If You Ask Me by Guinn Sweet

August 11, 2008 12:41 pm

By Guinn Sweet
sweettalk@mineralwellsindex.com
This past Thursday, Colon and I completed 63 years of marriage.
Funny, when you look at that many years from the front of it, how much longer it seems than when you look at it from this point. It seems like a short time ago that we stood in my grandparents’ living room with my brother, Roland, and my best friend, Mary Lou, standing with us. The minister said, “I now pronounce you man and wife.” Of all those who were in attendance, we are the only survivors.
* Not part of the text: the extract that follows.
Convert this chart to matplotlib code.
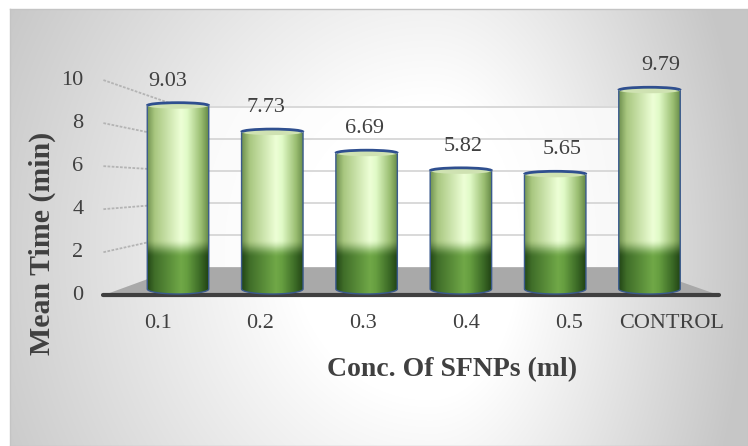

That single fact is the only saddening thing about our memories of that day.
Many literate and wise men have commented in many tongues on the longevity of love. Among the most satisfying is that of Quinitas Horatius Flaccus, better known simply as Horace, a Roman lyric poet who wrote and sang before the birth of Christ. He said, “Carpe diem … while we are talking, time will have meanly run on: … Thrice blest (and more) are the couple whose ties are unbroken and whose love, never strained by nasty quarrels, will not slip until their dying day.”
I couldn’t have said it better.
When we said our vows, they were just that: vows which we meant to keep. We understood, even at the young ages of 19 and 21, that we were taking a God-planned and blessed step into forever. We had been brought up to make marriage a lifetime commitment to God, to each other, and to any family we might have. Just between us folks here, I figured if it lasted for 50 years (my desired goal) that would be great, but I would accept longer if that turned out to be in our future.
The reason that we were confident that we were in this mating for the long haul was in reviewing the routes to which we had been led to this place. Colon was born in Globe, Ariz., in 1924. Two years later, I was born in Texas, with no thought of ever living elsewhere. In 1930, his family moved to Melrose, N.M., and mine moved to St. Vrain, about eight miles this side of Melrose.
We went to different elementary schools, but became acquainted one summer day between my eighth grade completion and the beginning of high school, which would take me to Melrose High School. Little did I know as my brother, father and I piled into our l936 Ford to drive over to Fort Sumner to pick peaches for cooking and preserving that I was starting a journey of a lifetime.
It was on that drive that we passed two young men on the highway hitching a ride west of Melrose. They were going swimming at Cottonwood Grove. Brother recognized them – one being Colon, the other his friend Clay – and picked them up and delivered them to the swimming hole. The first meeting was not the most auspicious. I thought his bleached blond hair and blistered nose and lips were ugly and he confessed later that he thought of me as a funny looking little shorty, with the probability of becoming a fatty in the near future.
In spite of that, our paths kept crossing in the halls of academia, and he began to look better, especially when I found out that he was a jock on the football team. About that time he said he began noticing that my dresses had begun to take on some intriguing curves and shapes. The new perceptions turned into a mutual interest, which led to dating, which led to our falling in love. Our courtship was cut short by World War II, Japan and the South Pacific, but it didn’t sever the connections that formed while we were together in school, and that fact led us to the marriage altar on the day after the first atom bomb was dropped. There are many funny events connected with his getting home and our getting married, but suffice it to say, we got the job done.
I have been trying all week to narrow my description of our married life to one word. I tried “great,” but it wasn’t always that. We lost a 2-year-old son. We lost all of our parents. We lost a business and a fortune.
I tried out the word, “satisfying,” but it was much more than that. Then it was “completeness.” It was more than that, too. It was “supportive,” but an adjective would be needed to describe the support.
It was “arranged in Heaven.” True, but too many words. It was “practical,” and maybe that is the nearest I can come to a one-word commentary. It was practical in the sense that even in our differences, we were compatible. When I wanted to spend, he held the reins. When he wanted to spend, he convinced me of the need.
After all this thought, I believe that the best way of telling others how “right” our marriage has been (I didn’t say pain-free, trouble-free or totally peaceful), is just to say the word “right.” I wouldn’t have had it any other way!
(Yes, he remembered the special day … he asked me if I wanted to go out and eat to celebrate my birthday!)